**What the exercise asks**
Return the listing below unchanged, minus its pictures.

**Stored data**
========================================================================
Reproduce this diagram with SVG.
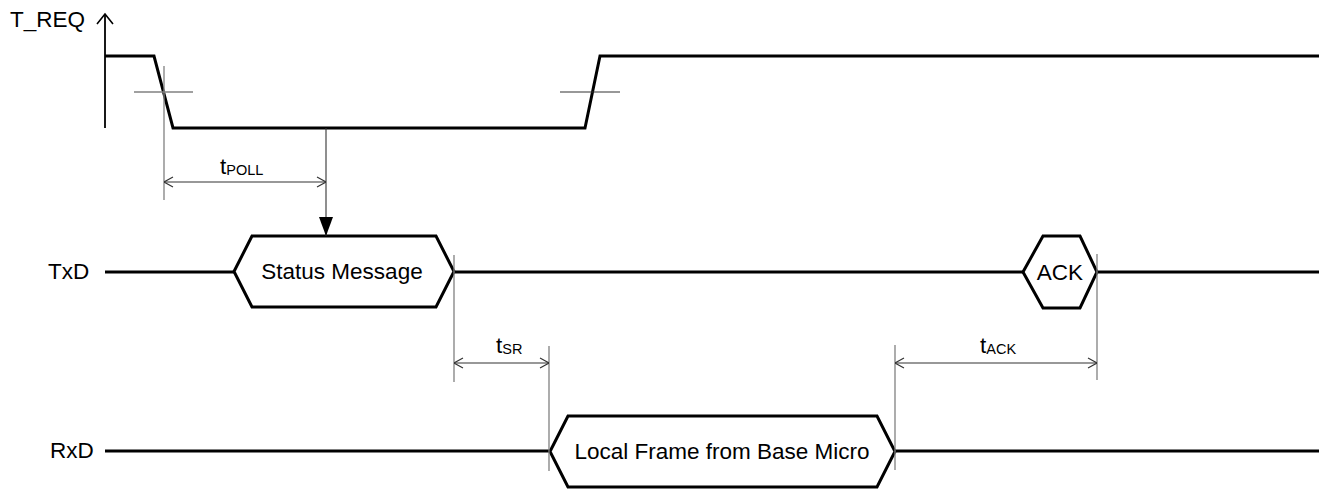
<svg xmlns="http://www.w3.org/2000/svg" width="1319" height="490" viewBox="0 0 1319 490">
<style>
text{font-family:"Liberation Sans",Arial,sans-serif;font-size:22.5px;fill:#000}
.sub{font-size:14.5px}
.sig{fill:none;stroke:#000;stroke-width:3;stroke-linejoin:miter}
.hex{fill:#fff;stroke:#000;stroke-width:3}
.grey{stroke:#808080;stroke-width:1.3;fill:none}
.dim{stroke:#333;stroke-width:1.1;fill:none}
</style>
<defs>
<marker id="open" viewBox="0 0 10 12" refX="10" refY="6" markerWidth="10" markerHeight="12" markerUnits="userSpaceOnUse" orient="auto-start-reverse">
<path d="M1,1 L10,6 L1,11" fill="none" stroke="#333" stroke-width="1.1"/>
</marker>
<marker id="solid" viewBox="0 0 19 14" refX="19" refY="7" markerWidth="19" markerHeight="14" markerUnits="userSpaceOnUse" orient="auto">
<path d="M0,0 L19,7 L0,14 Z" fill="#000"/>
</marker>
</defs>

<g id="t_req">
<text x="10" y="27">T_REQ</text>
<line x1="105" y1="128" x2="105" y2="14" stroke="#000" stroke-width="1.8"/>
<path d="M97,24 L105,14 L113,24" fill="none" stroke="#000" stroke-width="1.6"/>
<path class="sig" d="M105,56 L154,56 L173,128 L585,128 L600,56 L1319,56"/>
<line class="grey" x1="134" y1="92" x2="193" y2="92"/>
<line class="grey" x1="164" y1="66" x2="164" y2="200"/>
<line class="dim" x1="560" y1="92" x2="620" y2="92"/>
</g>

<g id="txd">
<text x="48" y="279">TxD</text>
<path class="sig" d="M105,272 L234,272"/>
<path class="sig" d="M454,272 L1023,272"/>
<path class="sig" d="M1097,272 L1319,272"/>
</g>

<g id="status_message">
<polygon class="hex" points="234,271.5 252,236 436,236 454,271.5 436,307 252,307"/>
<text x="342" y="279" text-anchor="middle">Status Message</text>
</g>

<g id="ack">
<polygon class="hex" points="1023,272 1043,236 1080,236 1097,272 1080,308 1043,308"/>
<text x="1060" y="280" text-anchor="middle">ACK</text>
</g>

<g id="rxd">
<text x="50" y="458">RxD</text>
<path class="sig" d="M105,451 L550,451"/>
<path class="sig" d="M895,451 L1319,451"/>
</g>

<g id="local_frame">
<polygon class="hex" points="550,451.5 568,416 877,416 895,451.5 877,487 568,487"/>
<text x="722" y="459" text-anchor="middle">Local Frame from Base Micro</text>
</g>

<g id="connectors">
<line class="dim" x1="326" y1="128" x2="326" y2="236" marker-end="url(#solid)"/>
<line class="dim" x1="164" y1="182" x2="326" y2="182" marker-start="url(#open)" marker-end="url(#open)"/>
<line class="grey" x1="454" y1="255" x2="454" y2="382"/>
<line class="grey" x1="549" y1="346" x2="549" y2="471"/>
<line class="dim" x1="454" y1="363" x2="549" y2="363" marker-start="url(#open)" marker-end="url(#open)"/>
<line class="grey" x1="1097" y1="254" x2="1097" y2="380"/>
<line class="grey" x1="895" y1="345" x2="895" y2="470"/>
<line class="dim" x1="895" y1="363" x2="1097" y2="363" marker-start="url(#open)" marker-end="url(#open)"/>
</g>

<g id="labels">
<text x="220" y="174">t<tspan class="sub" dy="1">POLL</tspan></text>
<text x="496" y="353">t<tspan class="sub" dy="1">SR</tspan></text>
<text x="980" y="353">t<tspan class="sub" dy="1">ACK</tspan></text>
</g>
</svg>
========================================================================
**Output of the task**
Reproduce this diagram with SVG.
<svg xmlns="http://www.w3.org/2000/svg" width="1319" height="490" viewBox="0 0 1319 490">
<style>
text{font-family:"Liberation Sans",Arial,sans-serif;font-size:22.5px;fill:#000}
.sub{font-size:14.5px}
.sig{fill:none;stroke:#000;stroke-width:3;stroke-linejoin:miter}
.hex{fill:#fff;stroke:#000;stroke-width:3}
.grey{stroke:#808080;stroke-width:1.3;fill:none}
.dim{stroke:#333;stroke-width:1.1;fill:none}
</style>
<defs>
<marker id="open" viewBox="0 0 10 12" refX="10" refY="6" markerWidth="10" markerHeight="12" markerUnits="userSpaceOnUse" orient="auto-start-reverse">
<path d="M1,1 L10,6 L1,11" fill="none" stroke="#333" stroke-width="1.1"/>
</marker>
<marker id="solid" viewBox="0 0 19 14" refX="19" refY="7" markerWidth="19" markerHeight="14" markerUnits="userSpaceOnUse" orient="auto">
<path d="M0,0 L19,7 L0,14 Z" fill="#000"/>
</marker>
</defs>

<g id="t_req">
<text x="10" y="27">T_REQ</text>
<line x1="105" y1="128" x2="105" y2="14" stroke="#000" stroke-width="1.8"/>
<path d="M97,24 L105,14 L113,24" fill="none" stroke="#000" stroke-width="1.6"/>
<path class="sig" d="M105,56 L154,56 L173,128 L585,128 L600,56 L1319,56"/>
<line class="grey" x1="134" y1="92" x2="193" y2="92"/>
<line class="grey" x1="164" y1="66" x2="164" y2="200"/>
<line class="dim" x1="560" y1="92" x2="620" y2="92"/>
</g>

<g id="txd">
<text x="48" y="279">TxD</text>
<path class="sig" d="M105,272 L234,272"/>
<path class="sig" d="M454,272 L1023,272"/>
<path class="sig" d="M1097,272 L1319,272"/>
</g>

<g id="status_message">
<polygon class="hex" points="234,271.5 252,236 436,236 454,271.5 436,307 252,307"/>
<text x="342" y="279" text-anchor="middle">Status Message</text>
</g>

<g id="ack">
<polygon class="hex" points="1023,272 1043,236 1080,236 1097,272 1080,308 1043,308"/>
<text x="1060" y="280" text-anchor="middle">ACK</text>
</g>

<g id="rxd">
<text x="50" y="458">RxD</text>
<path class="sig" d="M105,451 L550,451"/>
<path class="sig" d="M895,451 L1319,451"/>
</g>

<g id="local_frame">
<polygon class="hex" points="550,451.5 568,416 877,416 895,451.5 877,487 568,487"/>
<text x="722" y="459" text-anchor="middle">Local Frame from Base Micro</text>
</g>

<g id="connectors">
<line class="dim" x1="326" y1="128" x2="326" y2="236" marker-end="url(#solid)"/>
<line class="dim" x1="164" y1="182" x2="326" y2="182" marker-start="url(#open)" marker-end="url(#open)"/>
<line class="grey" x1="454" y1="255" x2="454" y2="382"/>
<line class="grey" x1="549" y1="346" x2="549" y2="471"/>
<line class="dim" x1="454" y1="363" x2="549" y2="363" marker-start="url(#open)" marker-end="url(#open)"/>
<line class="grey" x1="1097" y1="254" x2="1097" y2="380"/>
<line class="grey" x1="895" y1="345" x2="895" y2="470"/>
<line class="dim" x1="895" y1="363" x2="1097" y2="363" marker-start="url(#open)" marker-end="url(#open)"/>
</g>

<g id="labels">
<text x="220" y="174">t<tspan class="sub" dy="1">POLL</tspan></text>
<text x="496" y="353">t<tspan class="sub" dy="1">SR</tspan></text>
<text x="980" y="353">t<tspan class="sub" dy="1">ACK</tspan></text>
</g>
</svg>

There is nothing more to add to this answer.